27-04-2018 | Issue 3/2019

Enhancing Face Recognition from Massive Weakly Labeled Data of New Domains
- Journal:
- Neural Processing Letters > Issue 3/2019
Important notes
This work is supported by NSF of China under Grants 61672548, U1611461, and the Guangzhou Science and Technology Program, China, under Grant 201510010165.
Publisher's Note
Springer Nature remains neutral with regard to jurisdictional claims in published maps and institutional affiliations.
Abstract
Training data are critical in face recognition systems. Labeling a large scale dataset for a particular domain needs lots of manpower. Without dataset related to current face recognition domain, we can’t get a strong face recognition model with existing public datasets. In this paper, we propose a semi-supervised method to automatically construct strong dataset which can be trained to achieve better performance on the target domain from massive weakly labeled data.
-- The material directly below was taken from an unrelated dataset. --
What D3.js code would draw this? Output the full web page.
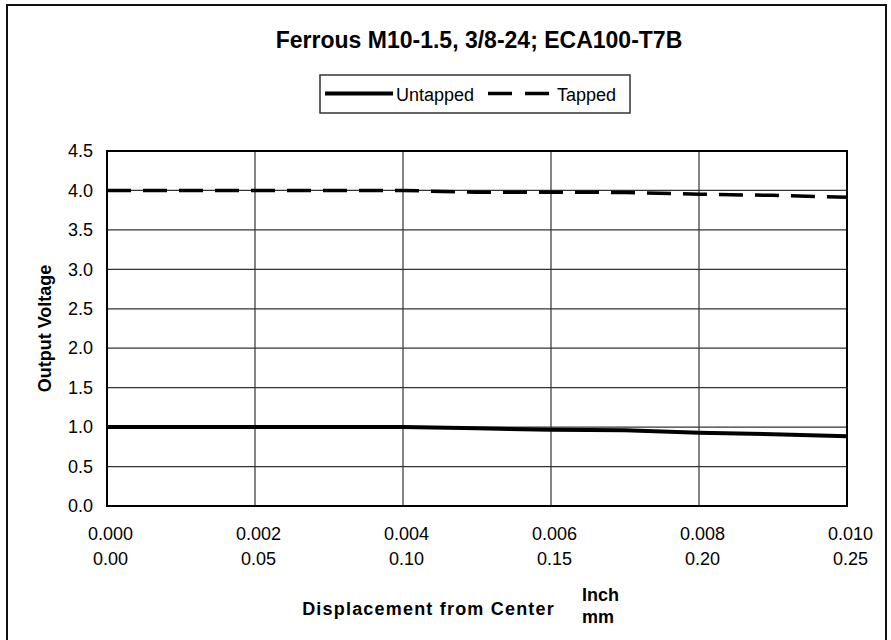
<!DOCTYPE html>
<html>
<head>
<meta charset="utf-8">
<script src="https://cdn.jsdelivr.net/npm/d3@7"></script>
<style>
  body { margin: 0; background: #fff; }
  svg { display: block; font-family: "Liberation Sans", Arial, sans-serif; }
</style>
</head>
<body>
<div id="chart"></div>
<script>
// displacement from center, inch
var inches = [0, 0.001, 0.002, 0.003, 0.004, 0.005, 0.006, 0.007, 0.008, 0.009, 0.010];
var untapped = [1.0, 1.0, 1.0, 1.0, 1.0, 0.985, 0.965, 0.96, 0.93, 0.91, 0.885];
var tapped = [4.0, 4.0, 4.0, 4.0, 4.0, 3.977, 3.977, 3.975, 3.952, 3.938, 3.913];

var inchTicks = [0, 0.002, 0.004, 0.006, 0.008, 0.010];
var mmLabels = ['0.00', '0.05', '0.10', '0.15', '0.20', '0.25'];
var voltTicks = [0, 0.5, 1, 1.5, 2, 2.5, 3, 3.5, 4, 4.5];

var seriesNames = ['Untapped', 'Tapped'];

(function() {
  var width = 891,
      height = 640,
      plot = {left: 107, right: 847, top: 151, bottom: 506};

  var svg = d3.select('#chart').append('svg')
      .attr('width', width)
      .attr('height', height);

  // outer frame, bottom edge runs off the picture
  svg.append('rect')
      .attr('x', 7).attr('y', 5)
      .attr('width', 879).attr('height', 650)
      .attr('fill', 'none')
      .attr('stroke', '#111')
      .attr('stroke-width', 2);

  var x = d3.scaleLinear().domain([0, 0.010]).range([plot.left, plot.right]);
  var y = d3.scaleLinear().domain([0, 4.5]).range([plot.bottom, plot.top]);

  // grid
  var grid = svg.append('g').attr('stroke', '#333').attr('stroke-width', 1.2);
  grid.selectAll('.hgrid').data(voltTicks)
      .enter().append('line')
          .attr('x1', plot.left).attr('x2', plot.right)
          .attr('y1', function(d) { return y(d); })
          .attr('y2', function(d) { return y(d); });
  grid.selectAll('.vgrid').data(inchTicks)
      .enter().append('line')
          .attr('y1', plot.top).attr('y2', plot.bottom)
          .attr('x1', function(d) { return x(d); })
          .attr('x2', function(d) { return x(d); });

  // y axis labels
  var yAxis = svg.append('g')
      .attr('transform', 'translate(' + plot.left + ',0)')
      .call(d3.axisLeft(y).tickValues(voltTicks).tickSize(0).tickPadding(14)
          .tickFormat(d3.format('.1f')));
  yAxis.select('.domain').remove();
  yAxis.selectAll('text')
      .attr('font-family', '"Liberation Sans", Arial, sans-serif')
      .attr('font-size', 18).attr('fill', '#000');

  // x axis labels, inch row then mm row
  var xAxis = svg.append('g')
      .attr('transform', 'translate(3,' + plot.bottom + ')')
      .call(d3.axisBottom(x).tickValues(inchTicks).tickSize(0).tickPadding(21)
          .tickFormat(d3.format('.3f')));
  xAxis.select('.domain').remove();
  xAxis.selectAll('text')
      .attr('font-family', '"Liberation Sans", Arial, sans-serif')
      .attr('font-size', 18).attr('fill', '#000');

  var xAxisMm = svg.append('g')
      .attr('transform', 'translate(3,' + (plot.bottom + 25) + ')')
      .call(d3.axisBottom(x).tickValues(inchTicks).tickSize(0).tickPadding(21)
          .tickFormat(function(d, i) { return mmLabels[i]; }));
  xAxisMm.select('.domain').remove();
  xAxisMm.selectAll('text')
      .attr('font-family', '"Liberation Sans", Arial, sans-serif')
      .attr('font-size', 18).attr('fill', '#000');

  // series
  var line = d3.line()
      .x(function(d) { return x(d[0]); })
      .y(function(d) { return y(d[1]); });

  svg.append('path')
      .datum(d3.zip(inches, untapped))
      .attr('d', line)
      .attr('fill', 'none')
      .attr('stroke', '#000')
      .attr('stroke-width', 4);

  svg.append('path')
      .datum(d3.zip(inches, tapped))
      .attr('d', line)
      .attr('fill', 'none')
      .attr('stroke', '#000')
      .attr('stroke-width', 3.5)
      .attr('stroke-dasharray', '24,12');

  // plot frame
  svg.append('rect')
      .attr('x', plot.left).attr('y', plot.top)
      .attr('width', plot.right - plot.left)
      .attr('height', plot.bottom - plot.top)
      .attr('fill', 'none')
      .attr('stroke', '#000')
      .attr('stroke-width', 2);

  // title
  svg.append('text')
      .attr('x', (plot.left + plot.right) / 2 + 2).attr('y', 47.5)
      .attr('text-anchor', 'middle')
      .attr('font-size', 23).attr('font-weight', 'bold')
      .text('Ferrous M10-1.5, 3/8-24; ECA100-T7B');

  // legend
  var legend = svg.append('g');
  legend.append('rect')
      .attr('x', 320).attr('y', 75)
      .attr('width', 310).attr('height', 38)
      .attr('fill', '#fff')
      .attr('stroke', '#333')
      .attr('stroke-width', 1.5);
  legend.append('line')
      .attr('x1', 325).attr('x2', 393).attr('y1', 93.5).attr('y2', 93.5)
      .attr('stroke', '#000').attr('stroke-width', 4);
  legend.append('text')
      .attr('x', 396).attr('y', 100.5)
      .attr('font-size', 18)
      .text(seriesNames[0]);
  legend.append('line')
      .attr('x1', 488).attr('x2', 550).attr('y1', 93.5).attr('y2', 93.5)
      .attr('stroke', '#000').attr('stroke-width', 3.5)
      .attr('stroke-dasharray', '24,13');
  legend.append('text')
      .attr('x', 557).attr('y', 100.5)
      .attr('font-size', 18)
      .text(seriesNames[1]);

  // axis titles
  svg.append('text')
      .attr('transform', 'translate(51,' + ((plot.top + plot.bottom) / 2) + ') rotate(-90)')
      .attr('text-anchor', 'middle')
      .attr('font-size', 18).attr('font-weight', 'bold')
      .text('Output Voltage');

  svg.append('text')
      .attr('x', 555).attr('y', 615)
      .attr('text-anchor', 'end')
      .attr('font-size', 18).attr('font-weight', 'bold')
      .attr('letter-spacing', 1.2)
      .text('Displacement from Center');

  svg.append('text')
      .attr('x', 582).attr('y', 601)
      .attr('font-size', 18).attr('font-weight', 'bold')
      .text('Inch');
  svg.append('text')
      .attr('x', 582).attr('y', 623)
      .attr('font-size', 18).attr('font-weight', 'bold')
      .text('mm');
})();
</script>
</body>
</html>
In the case of Asian face recognition, a well trained VRCN model by CASIA, which achieves 98.63% on LFW and 91.76% on YTF, only achieves 88.53% recognition rate on our test dataset of Asian faces. We collect 530,560 weakly labeled Asian face images of 7962 identities, and get a cleaned dataset of size 285,933. Model trained by the cleaned dataset with VRCN network and same strategy achieves 95.33% recognition rate on the Asian face test dataset (6.8% improved).